Our Story




Saturday, June 30, 2012

4 Years

4 years ago right now, we were leaving the hospital after telling our baby boy good-bye.  Riding out of the maternity ward in a wheelchair, empty handed, I felt relief at the prospect of getting to go home, and, of course, extreme sadness to be going home without my baby.  I held, in my lap, a small wooden box filled with a lock of Caden's hair, moldings of his hand and footprints, and the measuring tape they had used to see how long he was.  Friends had given us the box so we wouldn't have to leave the hospital entirely empty handed.  I was so grateful for that box.  It would be months before I could look through its contents without feeling like I was reliving our "silent birth" experience all over again, but in the years since Caden's heaven day, I have pulled it out often to look at his hair and touch the outfit that he wore.  These physical reminders bring such comfort.

There are certain things about time passing that makes grief lessen.  The emotions aren't as fresh, the pain not quite as searing.  However, time passing also means that's another year we haven't gotten to celebrate a birthday, watch our boy grow, or learn more about his personality.  We should be deciding where to send him to preschool this year....not missing him terribly.

I received a card from a friend and former co-worker in the mail this morning.    She is always so good to remember this day.  Her words said "Your kids are getting so big, but we are thinking about the one who is missing."  Those words touched my soul deeply.  There is a hole in our family that will remain there forever.  There still aren't many roadtrips where I don't think about how amazing it would be to have 4 carseats in our van.  How nice it would be to request a table for 6 instead of a table for 5 at a restaurant.  How I would love to buy Christmas presents for 4 kids.

In those moments of longing, I am quickly reminded of how blessed we are.  There aren't words to express our gratefulness for our 3 beautiful children who are here with us, and for the ways in which God has enabled us to memorialize Caden in our lives and family.  We are so thankful for the friends and family who are praying for us today, cherishing the life of our baby boy along with us.  We are grateful for the lessons our journey with Caden taught us and continues to teach us daily.  One of our babies was received into heaven 4 years ago today.  In a quiet hospital room, amongst great heartache, an angel was born.  A piece of heaven came into our lives.  We celebrate this journey in the midst of our sadness.

Caden Adair, thank you for allowing us to hold you in our arms for a few brief moments.  More than that, thank you for holding a place in our hearts forever.  You are missed and loved in a way that words cannot express.


Monday, April 23, 2012

Things God Has Done For Me

I always enjoy looking over the projects that the kids work on during the Sunday School hour in Church.  Today, Connor's task was to make two lists on a piece of paper.  One was "Things I Know About God" and the other was "Things God Has Done for Me".

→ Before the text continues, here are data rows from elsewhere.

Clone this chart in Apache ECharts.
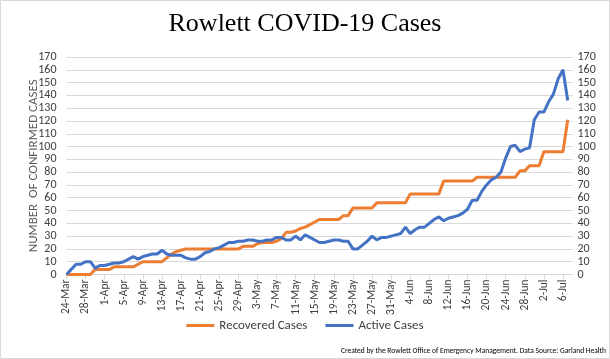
<!DOCTYPE html>
<html><head><meta charset="utf-8">
<script src="https://cdn.jsdelivr.net/npm/echarts@6/dist/echarts.min.js"></script>
<style>html,body{margin:0;padding:0;background:#fff}#c{width:610px;height:359px}</style>
</head><body><div id="c"></div>
<script>
// Dates: 24-Mar through 8-Jul (axis end); data runs 24-Mar .. 7-Jul
const monthNames = ['Jan','Feb','Mar','Apr','May','Jun','Jul','Aug'];
const startMonth = 2, startDay = 24, axisDays = 107;
const categories = [];
for (let i = 0; i < axisDays; i++) {
  const d = new Date(2020, startMonth, startDay + i);
  categories.push(d.getDate() + '-' + monthNames[d.getMonth()]);
}

const seriesNames = ['Recovered Cases', 'Active Cases'];

const recovered = [
  0,0,0,0,0,0, 4,4,4,4, 6,6,6,6,6, 8, 10,10,10,10,10,
  13,16,18,19,
  20,20,20,20,20,20,20,20,20,20,20,20,
  22,22,22, 24, 25,25,25, 26, 28, 33,33, 34, 36, 37, 39, 41,
  43,43,43,43,43, 46,46, 52,52,52,52,52,
  56,56,56,56,56,56,56, 63,63,63,63,63,63,63,
  73,73,73,73,73,73,73, 76,76,76,76,76,76,76,76,76,
  81,81, 85,85,85, 96,96,96,96,96, 121
];

const active = [
  0,4,8,8,10,10,5,7,7,8,
  9,9,10,12,14,12,14,15,16,16,
  19,16,15,15,15,13,12,12,14,17,
  18,20,21,23,25,25,26,26,27,27,
  26,26,27,27,29,29,27,27,30,27,
  31,29,27,25,25,26,27,27,26,26,
  20,20,23,26,30,27,29,29,30,31,
  32,37,32,35,37,37,40,43,45,42,
  44,45,46,48,51,58,58,65,70,74,
  76,80,91,100,101,96,98,99,121,127,
  127,135,141,153,160,136
];

const yMin = 0, yMax = 170, yStep = 10;
const footnote = 'Created by the Rowlett Office of Emergency Management. Data Source: Garland Health';
const titleText = 'Rowlett COVID-19 Cases';
const yAxisName = 'NUMBER  OF CONFIRMED CASES';

const font = 'Carlito, "Liberation Sans Narrow", "Liberation Sans", sans-serif';
const chart = echarts.init(document.getElementById('c'), null, {renderer: 'canvas'});
chart.setOption({
  animation: false,
  backgroundColor: '#fff',
  title: {
    text: titleText, left: 'center', top: 6,
    textStyle: {fontFamily: '"Liberation Serif", serif', fontSize: 26, fontWeight: 'normal', color: '#000'}
  },
  graphic: [
    {type: 'rect', shape: {x: 0.5, y: 0.5, width: 609, height: 358}, style: {fill: 'none', stroke: '#d9d9d9', lineWidth: 1}, silent: true},
    {type: 'text', right: 4, top: 347, style: {text: footnote, font: '7.5px ' + font, fill: '#000'}}
  ],
  legend: {
    data: seriesNames, bottom: 22, left: 'center', icon: 'rect', itemWidth: 28, itemHeight: 3, itemGap: 18,
    textStyle: {fontFamily: font, fontSize: 13, color: '#404040'}
  },
  grid: {left: 66.5, right: 37.5, top: 57, height: 217.5, containLabel: false},
  xAxis: {
    type: 'category', data: categories, boundaryGap: false,
    axisLine: {lineStyle: {color: '#d9d9d9', width: 1}},
    axisTick: {show: true, interval: 3, length: 5, lineStyle: {color: '#d9d9d9'}},
    axisLabel: {interval: 3, rotate: 90, margin: 5, fontFamily: font, fontSize: 11.5, color: '#404040'},
    splitLine: {show: false}
  },
  yAxis: [
    {type: 'value', min: yMin, max: yMax, interval: yStep, position: 'left',
     name: yAxisName, nameLocation: 'middle', nameGap: 26, nameRotate: 90, nameMoveOverlap: false,
     nameTextStyle: {fontFamily: font, fontSize: 13, color: '#595959'},
     axisLine: {show: false}, axisTick: {show: false},
     axisLabel: {margin: 10, fontFamily: font, fontSize: 12, color: '#404040'},
     splitLine: {lineStyle: {color: '#d9d9d9', width: 1}}},
    {type: 'value', min: yMin, max: yMax, interval: yStep, position: 'right',
     axisLine: {show: false}, axisTick: {show: false},
     axisLabel: {margin: 5, fontFamily: font, fontSize: 12, color: '#404040'},
     splitLine: {show: false}}
  ],
  series: [
    {name: seriesNames[0], type: 'line', data: recovered, showSymbol: false, symbol: 'none',
     lineStyle: {color: '#ED7D31', width: 3}, itemStyle: {color: '#ED7D31'}},
    {name: seriesNames[1], type: 'line', data: active, showSymbol: false, symbol: 'none',
     lineStyle: {color: '#4472C4', width: 3}, itemStyle: {color: '#4472C4'}}
  ]
});
</script></body></html>
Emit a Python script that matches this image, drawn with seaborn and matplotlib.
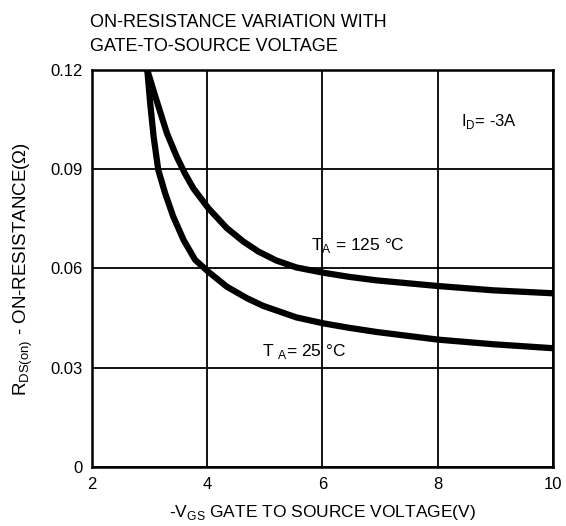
import numpy as np
import pandas as pd
import matplotlib.pyplot as plt
import seaborn as sns

# 数据
vgs_125 = [2.96, 3.09, 3.30, 3.47, 3.61, 3.76, 4.02, 4.34, 4.63, 4.89, 5.20, 5.55, 6.02, 6.45, 6.94, 8.0, 8.96, 10.0]
rds_125 = [0.120, 0.1125, 0.1009, 0.0938, 0.0888, 0.0842, 0.0782, 0.0722, 0.0681, 0.0651, 0.0624, 0.0603, 0.0587, 0.0575, 0.0564, 0.0547, 0.0534, 0.0525]
vgs_25 = [2.96, 3.01, 3.07, 3.15, 3.27, 3.41, 3.59, 3.79, 4.02, 4.34, 4.69, 4.97, 5.55, 6.02, 6.45, 6.94, 8.0, 8.96, 10.0]
rds_25 = [0.120, 0.110, 0.0998, 0.0898, 0.0827, 0.0757, 0.0686, 0.0626, 0.0590, 0.0545, 0.0510, 0.0487, 0.0452, 0.0434, 0.0421, 0.0408, 0.0385, 0.0371, 0.0359]
x_ticks = [2, 4, 6, 8, 10]
y_ticks = [0, 0.03, 0.06, 0.09, 0.12]

sns.set_style("white")
plt.rcParams['font.family'] = ['Liberation Sans', 'DejaVu Sans']
plt.rcParams['text.color'] = 'black'
plt.rcParams['axes.labelcolor'] = 'black'
plt.rcParams['mathtext.fontset'] = 'custom'
plt.rcParams['mathtext.rm'] = 'Liberation Sans'

df = pd.concat([
    pd.DataFrame({"vgs": vgs_125, "rds": rds_125, "temp": "125"}),
    pd.DataFrame({"vgs": vgs_25, "rds": rds_25, "temp": "25"}),
])

fig = plt.figure(figsize=(5.66, 5.26), dpi=100)
ax = fig.add_axes([0.1625, 0.1122, 0.8145, 0.7548])
sns.lineplot(data=df, x="vgs", y="rds", units="temp", estimator=None,
             color="black", lw=4.5, ax=ax, legend=False,
             solid_joinstyle="round", solid_capstyle="round")

ax.set_xlim(2, 10)
ax.set_ylim(0, 0.12)
ax.set_xticks(x_ticks)
ax.set_yticks(y_ticks)
ax.set_xticklabels([str(t) for t in x_ticks])
ax.set_yticklabels(["0", "0.03", "0.06", "0.09", "0.12"])
ax.grid(True, color="black", lw=1.3)
ax.tick_params(length=0, labelsize=12, colors="black", pad=7)
for s in ax.spines.values():
    s.set_color("black")
    s.set_linewidth(1.8)

ax.set_xlabel(r"-V$_{\mathrm{GS}}$ GATE TO SOURCE VOLTAGE(V)", fontsize=12.5, labelpad=8)
ax.set_ylabel(r"R$_{\mathrm{DS(on)}}$ - ON-RESISTANCE($\Omega$)", fontsize=13.5, labelpad=11)

fig.text(0.159, 0.958, "ON-RESISTANCE VARIATION WITH", fontsize=13, va="center")
fig.text(0.159, 0.912, "GATE-TO-SOURCE VOLTAGE", fontsize=13, va="center")

ax.text(5.8, 0.0655, r"T$_{\mathrm{A}}$ = 125 °C", fontsize=12.5)
ax.text(4.95, 0.0335, r"T $_{\mathrm{A}}$= 25 °C", fontsize=12.5)
ax.text(8.4, 0.103, r"I$_{\mathrm{D}}$= -3A", fontsize=12)

plt.savefig("out.png", dpi=100)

The first thing on Connor's "Things God Has Done for Me" is: "Sent my brother to heaven."

I am inspired by this on many levels.  The first thing that touches me about this sentence is that God is again providing comfort with the knowledge that the spirit of our baby boy is still very much alive and well in the hearts of our family, and especially in the hearts of his siblings.  The second, and perhaps more profound lesson that Connor's work reveals to me is that his statement about Caden going to heaven was categorized as something that God did for Connor....as if it was a blessing.  A favor.  A gift.

Whoa.

I learn so much from our children.  Losing Caden isn't something God did TO us.  My oldest son has taught me that the Lord bringing Caden to heaven, to sit at the foot of His throne, to be surrounded by the splendor of His Kingdom...is something God did FOR us.  A piece of our family...one that we miss daily....has been called to his eternal dwelling long before the rest of us.  And while our hearts are filled with extreme sadness and longing....and while our earthly family feels incomplete because Caden isn't here....we have been given a gift.

What a perspective.  I am so, so grateful for the ways in which God speaks to us through our beautiful children....whether they are here....or in heaven.

I don't know that I'm entirely there yet like Connor is, but am thankful that God is patient with me.

Thank you, Lord, that there is no greater blessing than being in Your presence.